● **Dataset section**:
=====
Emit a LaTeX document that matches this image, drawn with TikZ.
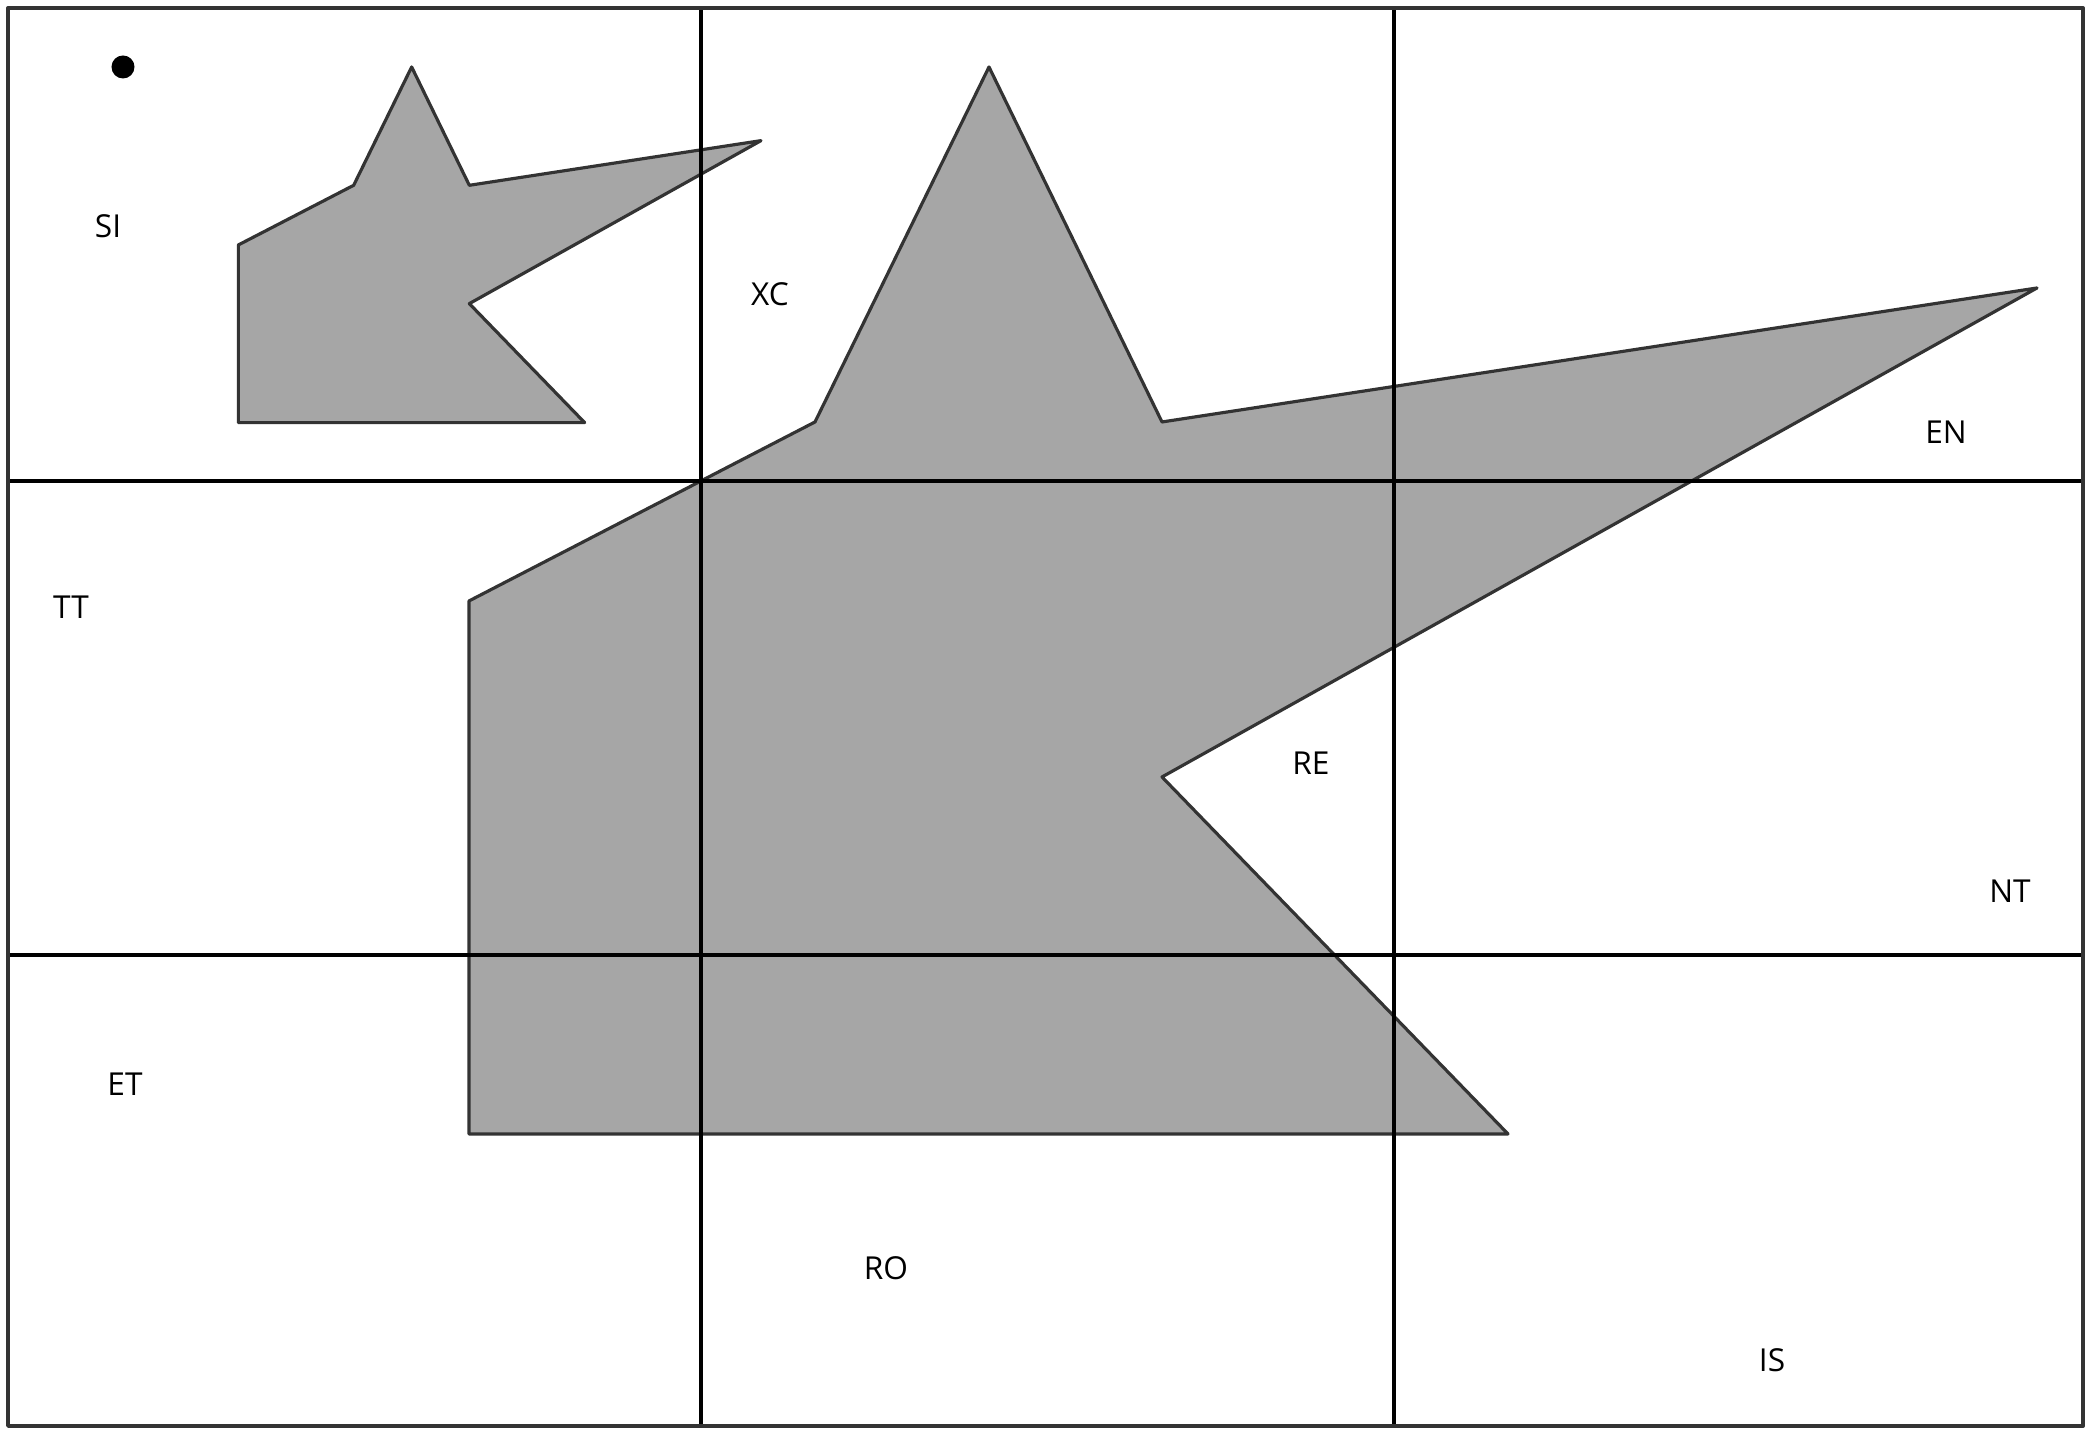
\documentclass[tikz,border=0pt]{standalone}
\usepackage{fontspec}
\setmainfont{Open Sans}
\usetikzlibrary{calc}

\begin{document}
\begin{tikzpicture}[line join=round,
    hinh/.style={fill=black!35, draw=black!80, line width=0.9pt},
    nhan/.style={font=\fontsize{9}{10}\selectfont, inner sep=0pt}]
    \useasboundingbox (0,0) rectangle (20.89,14.30);

    % Tâm vị tự
    \coordinate (O) at (1.23,13.63);

    % Đa giác lớn
    \coordinate (A) at (4.69,2.96);
    \coordinate (B) at (4.69,8.29);
    \coordinate (C) at (8.15,10.08);
    \coordinate (D) at (9.89,13.63);
    \coordinate (E) at (11.62,10.08);
    \coordinate (F) at (20.37,11.42);
    \coordinate (G) at (11.62,6.53);
    \coordinate (H) at (15.08,2.96);
    \filldraw[hinh] (A) -- (B) -- (C) -- (D) -- (E) -- (F) -- (G) -- (H) -- cycle;

    % Ảnh qua phép vị tự tỉ số 1/3
    \foreach \p in {A,B,C,D,E,F,G,H}
        \coordinate (s\p) at ($(O)!1/3!(\p)$);
    \filldraw[hinh] (sA) -- (sB) -- (sC) -- (sD) -- (sE) -- (sF) -- (sG) -- (sH) -- cycle;

    % Lưới 3x3
    \foreach \x in {7.01,13.94}
        \draw[line width=1.1pt] (\x,0.04) -- (\x,14.22);
    \foreach \y in {4.75,9.49}
        \draw[line width=1.1pt] (0.08,\y) -- (20.83,\y);
    \draw[black!80, line width=1.1pt] (0.08,0.04) rectangle (20.83,14.22);

    \fill (O) circle (0.115);

    % Nhãn các ô
    \node[nhan] (si) at (1.08,12.04) {SI};
    \node[nhan] (xc) at (7.70,11.36) {XC};
    \node[nhan] (en) at (19.46,9.98) {EN};
    \node[nhan] (tt) at (0.71,8.23) {TT};
    \node[nhan] (re) at (13.11,6.67) {RE};
    \node[nhan] (nt) at (20.10,5.39) {NT};
    \node[nhan] (et) at (1.25,3.46) {ET};
    \node[nhan] (ro) at (8.86,1.62) {RO};
    \node[nhan] (is) at (17.72,0.70) {IS};
\end{tikzpicture}
\end{document}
=====
● **Written request**: Repeat the listing above up to and including the line with "(O) circle (0.115);", starting from its first line. Drop any pictures.

● **Task output**:
Emit a LaTeX document that matches this image, drawn with TikZ.
\documentclass[tikz,border=0pt]{standalone}
\usepackage{fontspec}
\setmainfont{Open Sans}
\usetikzlibrary{calc}

\begin{document}
\begin{tikzpicture}[line join=round,
    hinh/.style={fill=black!35, draw=black!80, line width=0.9pt},
    nhan/.style={font=\fontsize{9}{10}\selectfont, inner sep=0pt}]
    \useasboundingbox (0,0) rectangle (20.89,14.30);

    % Tâm vị tự
    \coordinate (O) at (1.23,13.63);

    % Đa giác lớn
    \coordinate (A) at (4.69,2.96);
    \coordinate (B) at (4.69,8.29);
    \coordinate (C) at (8.15,10.08);
    \coordinate (D) at (9.89,13.63);
    \coordinate (E) at (11.62,10.08);
    \coordinate (F) at (20.37,11.42);
    \coordinate (G) at (11.62,6.53);
    \coordinate (H) at (15.08,2.96);
    \filldraw[hinh] (A) -- (B) -- (C) -- (D) -- (E) -- (F) -- (G) -- (H) -- cycle;

    % Ảnh qua phép vị tự tỉ số 1/3
    \foreach \p in {A,B,C,D,E,F,G,H}
        \coordinate (s\p) at ($(O)!1/3!(\p)$);
    \filldraw[hinh] (sA) -- (sB) -- (sC) -- (sD) -- (sE) -- (sF) -- (sG) -- (sH) -- cycle;

    % Lưới 3x3
    \foreach \x in {7.01,13.94}
        \draw[line width=1.1pt] (\x,0.04) -- (\x,14.22);
    \foreach \y in {4.75,9.49}
        \draw[line width=1.1pt] (0.08,\y) -- (20.83,\y);
    \draw[black!80, line width=1.1pt] (0.08,0.04) rectangle (20.83,14.22);

    \fill (O) circle (0.115);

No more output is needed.